Repeat all the material exactly; pictures stay out of your copy.

##############################

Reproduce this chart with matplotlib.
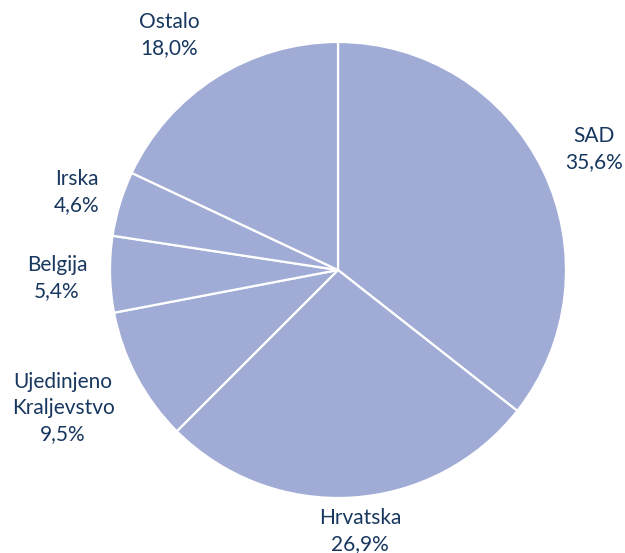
import matplotlib
matplotlib.use("Agg")
import matplotlib.pyplot as plt

# udjeli po zemljama (%)
countries = ["SAD", "Hrvatska", "Ujedinjeno\nKraljevstvo", "Belgija", "Irska", "Ostalo"]
shares = [35.6, 26.9, 9.5, 5.4, 4.6, 18.0]
value_labels = ["35,6%", "26,9%", "9,5%", "5,4%", "4,6%", "18,0%"]

# sredista natpisa (pikseli od gornjeg lijevog kuta)
label_xy = [(594, 149), (360, 531), (63, 408), (57, 278), (77, 192), (169, 35)]

plt.rcParams['font.family'] = ['Lato', 'DejaVu Sans']

fig = plt.figure(figsize=(6.25, 5.53), dpi=100)
ax = fig.add_axes([0, 0, 1, 1])

R = 228
cx, cy = 338, 553 - 270
wedges, _ = ax.pie(shares, startangle=90, counterclock=False, radius=R,
                   center=(cx, cy), colors=['#a0acd6'] * len(shares),
                   wedgeprops=dict(edgecolor='white', linewidth=1.6))

for name, val, (x, y) in zip(countries, value_labels, label_xy):
    ax.text(x, 553 - y, name + "\n" + val, ha='center', va='center',
            fontsize=15, color='#17375e', linespacing=1.4)

ax.set_xlim(0, 625)
ax.set_ylim(0, 553)
ax.set_aspect('equal')
ax.axis('off')

fig.savefig("out.png", dpi=100)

##############################

> _Task response_
Reproduce this chart with matplotlib.
import matplotlib
matplotlib.use("Agg")
import matplotlib.pyplot as plt

# udjeli po zemljama (%)
countries = ["SAD", "Hrvatska", "Ujedinjeno\nKraljevstvo", "Belgija", "Irska", "Ostalo"]
shares = [35.6, 26.9, 9.5, 5.4, 4.6, 18.0]
value_labels = ["35,6%", "26,9%", "9,5%", "5,4%", "4,6%", "18,0%"]

# sredista natpisa (pikseli od gornjeg lijevog kuta)
label_xy = [(594, 149), (360, 531), (63, 408), (57, 278), (77, 192), (169, 35)]

plt.rcParams['font.family'] = ['Lato', 'DejaVu Sans']

fig = plt.figure(figsize=(6.25, 5.53), dpi=100)
ax = fig.add_axes([0, 0, 1, 1])

R = 228
cx, cy = 338, 553 - 270
wedges, _ = ax.pie(shares, startangle=90, counterclock=False, radius=R,
                   center=(cx, cy), colors=['#a0acd6'] * len(shares),
                   wedgeprops=dict(edgecolor='white', linewidth=1.6))

for name, val, (x, y) in zip(countries, value_labels, label_xy):
    ax.text(x, 553 - y, name + "\n" + val, ha='center', va='center',
            fontsize=15, color='#17375e', linespacing=1.4)

ax.set_xlim(0, 625)
ax.set_ylim(0, 553)
ax.set_aspect('equal')
ax.axis('off')

fig.savefig("out.png", dpi=100)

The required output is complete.